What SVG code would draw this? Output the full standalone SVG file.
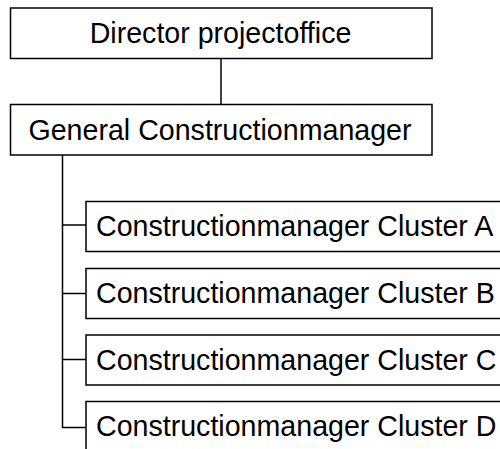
<svg xmlns="http://www.w3.org/2000/svg" width="500" height="449" viewBox="0 0 500 449">
<style>
.box{fill:#fff;stroke:#000;stroke-width:1.5}
.lbl{font-family:"Liberation Sans",Arial,sans-serif;font-size:28.6px;fill:#000}
.c{text-anchor:middle}
.conn{fill:none;stroke:#000;stroke-width:1.5}
</style>
<rect width="500" height="449" fill="#fff"/>
<g id="connectors">
<line class="conn" x1="221" y1="58.5" x2="221" y2="104.5"/>
<polyline class="conn" points="62.5,154.5 62.5,427.5 86,427.5"/>
<line class="conn" x1="62.5" y1="225" x2="86" y2="225"/>
<line class="conn" x1="62.5" y1="293.5" x2="86" y2="293.5"/>
<line class="conn" x1="62.5" y1="359.5" x2="86" y2="359.5"/>
</g>
<g id="director">
<rect class="box" x="10.5" y="8" width="421.5" height="50.5"/>
<text class="lbl c" x="220.5" y="43">Director projectoffice</text>
</g>
<g id="general">
<rect class="box" x="10.5" y="104.5" width="421.5" height="50.5"/>
<text class="lbl c" x="220" y="139.5">General Constructionmanager</text>
</g>
<g id="clusterA">
<rect class="box" x="86" y="201.5" width="430" height="50"/>
<text class="lbl" x="96" y="236">Constructionmanager Cluster A</text>
</g>
<g id="clusterB">
<rect class="box" x="86" y="268.5" width="430" height="50"/>
<text class="lbl" x="96" y="303">Constructionmanager Cluster B</text>
</g>
<g id="clusterC">
<rect class="box" x="86" y="335" width="430" height="50"/>
<text class="lbl" x="96" y="369.5">Constructionmanager Cluster C</text>
</g>
<g id="clusterD">
<rect class="box" x="86" y="401.5" width="430" height="50"/>
<text class="lbl" x="96" y="436">Constructionmanager Cluster D</text>
</g>
</svg>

================================

- **Set task**: Every line is to be duplicated exactly, though pictures stay out.

- **Answer to this task**:
What SVG code would draw this? Output the full standalone SVG file.
<svg xmlns="http://www.w3.org/2000/svg" width="500" height="449" viewBox="0 0 500 449">
<style>
.box{fill:#fff;stroke:#000;stroke-width:1.5}
.lbl{font-family:"Liberation Sans",Arial,sans-serif;font-size:28.6px;fill:#000}
.c{text-anchor:middle}
.conn{fill:none;stroke:#000;stroke-width:1.5}
</style>
<rect width="500" height="449" fill="#fff"/>
<g id="connectors">
<line class="conn" x1="221" y1="58.5" x2="221" y2="104.5"/>
<polyline class="conn" points="62.5,154.5 62.5,427.5 86,427.5"/>
<line class="conn" x1="62.5" y1="225" x2="86" y2="225"/>
<line class="conn" x1="62.5" y1="293.5" x2="86" y2="293.5"/>
<line class="conn" x1="62.5" y1="359.5" x2="86" y2="359.5"/>
</g>
<g id="director">
<rect class="box" x="10.5" y="8" width="421.5" height="50.5"/>
<text class="lbl c" x="220.5" y="43">Director projectoffice</text>
</g>
<g id="general">
<rect class="box" x="10.5" y="104.5" width="421.5" height="50.5"/>
<text class="lbl c" x="220" y="139.5">General Constructionmanager</text>
</g>
<g id="clusterA">
<rect class="box" x="86" y="201.5" width="430" height="50"/>
<text class="lbl" x="96" y="236">Constructionmanager Cluster A</text>
</g>
<g id="clusterB">
<rect class="box" x="86" y="268.5" width="430" height="50"/>
<text class="lbl" x="96" y="303">Constructionmanager Cluster B</text>
</g>
<g id="clusterC">
<rect class="box" x="86" y="335" width="430" height="50"/>
<text class="lbl" x="96" y="369.5">Constructionmanager Cluster C</text>
</g>
<g id="clusterD">
<rect class="box" x="86" y="401.5" width="430" height="50"/>
<text class="lbl" x="96" y="436">Constructionmanager Cluster D</text>
</g>
</svg>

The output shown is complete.